An independent review has depicted the Police IT
Organisation (Pito) as largely dysfunctional and set up on the
basis of offering national systems that some police forces perceive
as delayed, expensive and technically backward.
The report said the relationship between Pito and the police
forces it serves has irretrievably broken down. A satisfaction
survey of the organisation's customers, local police forces,
produced the most negative results ever experienced by those who
conducted the survey.
Although it praised some of Pito's successes, the report is an
indictment of an organisation, with 700 staff, that has cost and
spent more than £800m on IT since it was formally set up in
1998.
It also found a consensus that having separate IT departments in
each of the 43 police forces in England and Wales was
"unsustainable". It suggested a "consensual and evolutionary
strategy that leads to their rationalisation". More than 3,700
people are employed in IT across the forces and the total spend
among forces is about £750m a year.
The review, led by former BOC Group chief executive Robert
McFarland, was written before the general election but was not
published until last week.
It said the present structure and organisation of police IT in
general "lacks clear definition or purpose, results in confused
lines of responsibility and is almost certainly poor value for
money".
Pito's budget in 2003/04 was £250m. In 2004/05 the total figure
was expected to rise to about £345m. Its staff numbers jumped from
474 in 2003/04 to an estimated 693 in 2004/05.

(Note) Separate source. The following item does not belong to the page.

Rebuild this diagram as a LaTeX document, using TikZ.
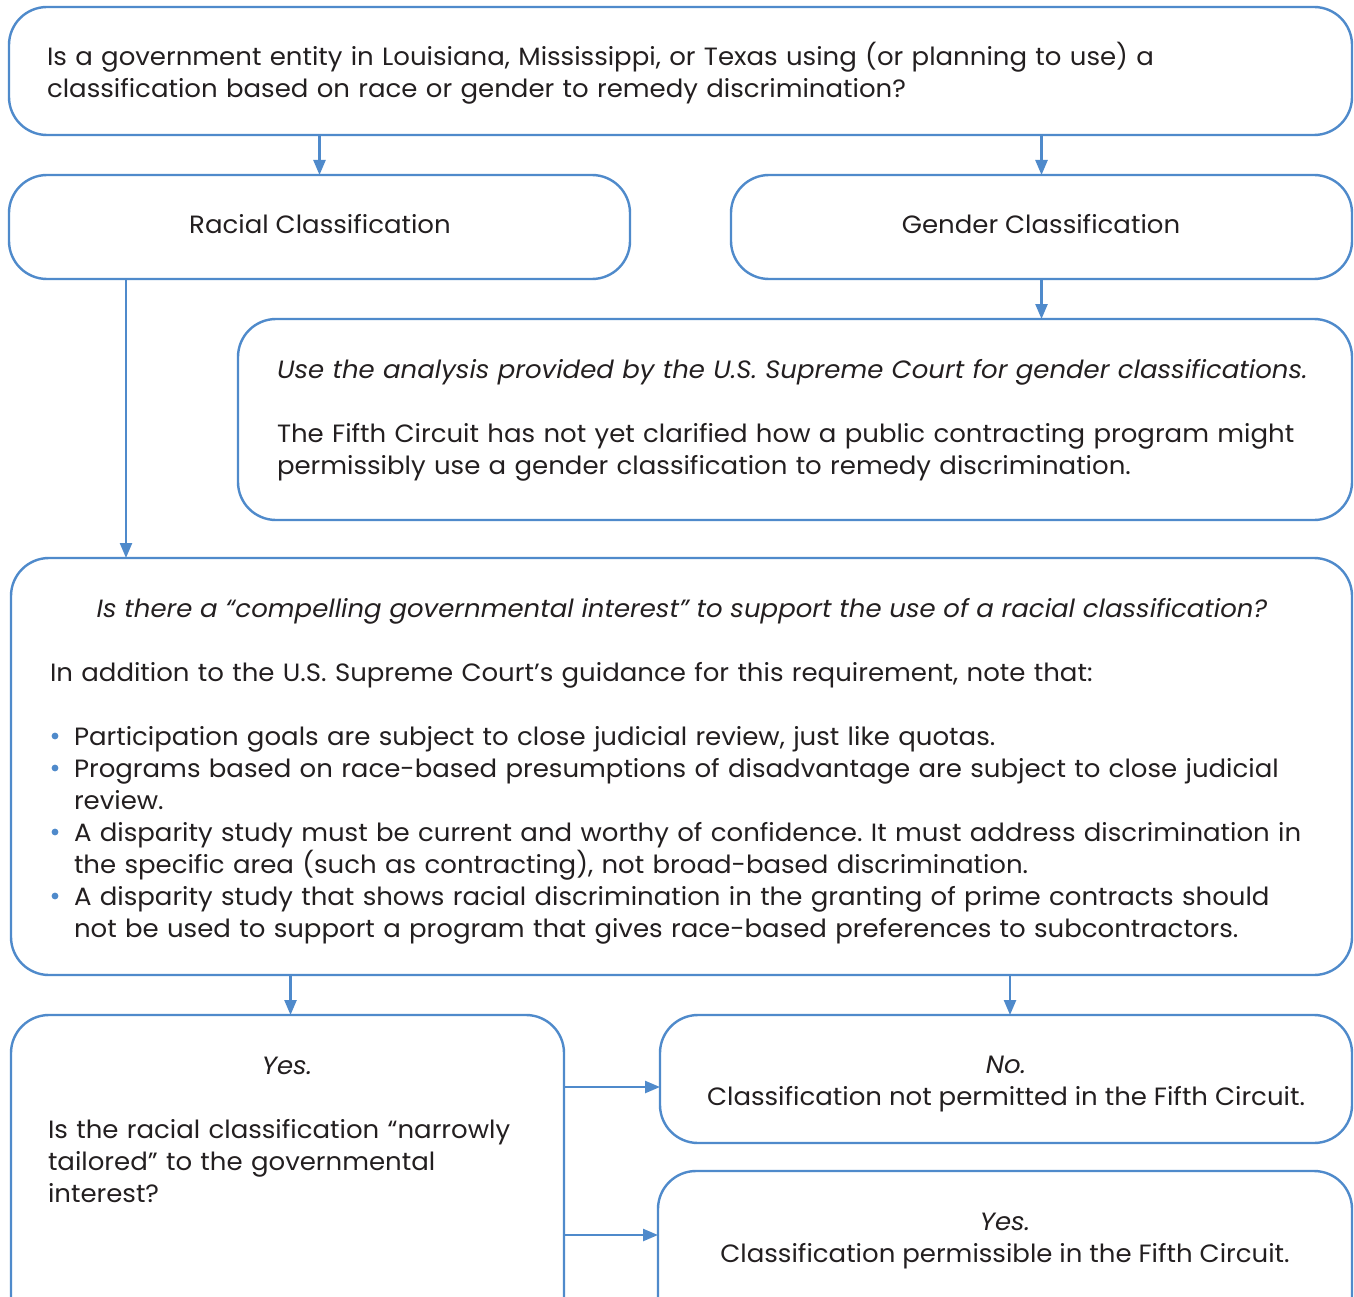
\documentclass[tikz,border=0pt]{standalone}
\usepackage{fontspec}
\setmainfont[FakeStretch=1.04]{Poppins}
\usetikzlibrary{arrows.meta,calc}
\definecolor{flowblue}{HTML}{4F8ACB}
\definecolor{inkgray}{HTML}{231F20}
\frenchspacing
\tikzset{
  box/.style={draw=flowblue, line width=2.4pt, rounded corners=38pt, inner sep=0pt, outer sep=0pt},
  arr/.style={draw=flowblue, line width=2.4pt, -{Triangle[length=15pt,width=12pt]}},
  txt/.style={inner sep=0pt, outer sep=0pt, text=inkgray, font=\fontsize{25}{32}\selectfont},
  para/.style={txt, anchor=base west, align=left, text width=#1},
  ctr/.style={txt, anchor=base},
  dot/.style={fill=flowblue}
}
\begin{document}
\begin{tikzpicture}[x=1pt,y=-1pt]
\clip (0,0) rectangle (1354,1297);
\fill[white] (0,0) rectangle (1354,1297);

% boxes
\node[box, minimum width=1343, minimum height=128] (top) at (680.5,71) {};
\node[box, minimum width=621, minimum height=104] (racial) at (319.5,227) {};
\node[box, minimum width=621, minimum height=104] (gender) at (1041.5,227) {};
\node[box, minimum width=1114, minimum height=201] (analysis) at (795,419.5) {};
\node[box, minimum width=1341, minimum height=417] (compelling) at (681.5,766.5) {};
\node[box, minimum width=553, minimum height=325] (yes) at (287.5,1177.5) {};
\node[box, minimum width=692, minimum height=128] (no) at (1006,1079) {};
\node[box, minimum width=694, minimum height=164] (yestwo) at (1005,1253) {};

% texts
\node[para=1290pt] (topq) at (47,66) {Is a government entity in Louisiana, Mississippi, or Texas using (or planning to use) a\\classification based on race or gender to remedy discrimination?};
\node[ctr] (racialt) at (320,234) {Racial Classification};
\node[ctr] (gendert) at (1041,234) {Gender Classification};
\node[para=1070pt] (anaone) at (277,378) {\itshape Use the analysis provided by the U.S. Supreme Court for gender classifications.};
\node[para=1070pt] (anatwo) at (277,442) {The Fifth Circuit has not yet clarified how a public contracting program might\\permissibly use a gender classification to remedy discrimination.};
\node[ctr] (cq) at (682,617) {\itshape Is there a \textquotedblleft compelling governmental interest\textquotedblright\ to support the use of a racial classification?};
\node[para=1290pt] (cnote) at (50,681) {In addition to the U.S. Supreme Court\textquoteright s guidance for this requirement, note that:};
\node[para=1270pt] (bone) at (74,745) {Participation goals are subject to close judicial review, just like quotas.};
\node[para=1270pt] (btwo) at (74,777) {Programs based on race-based presumptions of disadvantage are subject to close judicial\\review.};
\node[para=1270pt] (bthree) at (74,841) {A disparity study must be current and worthy of confidence. It must address discrimination in\\the specific area (such as contracting), not broad-based discrimination.};
\node[para=1270pt] (bfour) at (74,905) {A disparity study that shows racial discrimination in the granting of prime contracts should\\not be used to support a program that gives race-based preferences to subcontractors.};
\foreach \by in {736,768,832,896} \fill[dot] (55,\by) circle (3.4);

\node[ctr] (yeshead) at (287,1074) {\itshape Yes.};
\node[para=505pt] (yesq) at (48,1138) {Is the racial classification \textquotedblleft narrowly\\tailored\textquotedblright\ to the governmental\\interest?};
\node[ctr] (nohead) at (1006,1073) {\itshape No.};
\node[ctr] (nobody) at (1006,1105) {Classification not permitted in the Fifth Circuit.};
\node[ctr] (ytwohead) at (1005,1230) {\itshape Yes.};
\node[ctr] (ytwobody) at (1005,1262) {Classification permissible in the Fifth Circuit.};

% connectors
\draw[arr] (top.south -| racial.north) -- (racial.north);
\draw[arr] (top.south -| gender.north) -- (gender.north);
\draw[arr] (gender.south) -- (gender.south |- analysis.north);
\path (racial.south west) ++(117,0) coordinate (racialout);
\draw[arr] (racialout) -- (racialout |- compelling.north);
\path (yes.north) ++(3,0) coordinate (yesin);
\draw[arr] (compelling.south -| yesin) -- (yesin);
\path (no.north) ++(4,0) coordinate (noup);
\draw[arr] (compelling.south -| noup) -- (noup);
\path (no.west) ++(0,8) coordinate (noin);
\draw[arr] (yes.east |- noin) -- (noin);
\path (yestwo.west) ++(0,-18) coordinate (yestwoin);
\draw[arr] (yes.east |- yestwoin) -- (yestwoin);
\end{tikzpicture}
\end{document}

The organisation was set up mainly to deliver a national
strategy, including major systems, to help the police collect and
store intelligence, reduce the paperwork involved in arresting
people, preparing cases for court and command and control.
It has delivered the Airwave police radio and communications
system and the Nafis fingerprinting system, and is partly
responsible for the Police National Computer.
But the report said, "Around 80% of the police expenditure on IT
is within forces. Pito has been unable to influence this to any
significant degree. Thus beyond the large projects, the success of
which has to say the least been mixed, Pito's contribution to
police ICT has been marginal."
It added, "[Pito management] regard the governance system under
which they operate as unnecessarily bureaucratic, wasteful and
demoralising." These views are shared by all stakeholders,
including police IT directors.
The report recommended that the organisation be absorbed into a
new National Police Improvement Agency.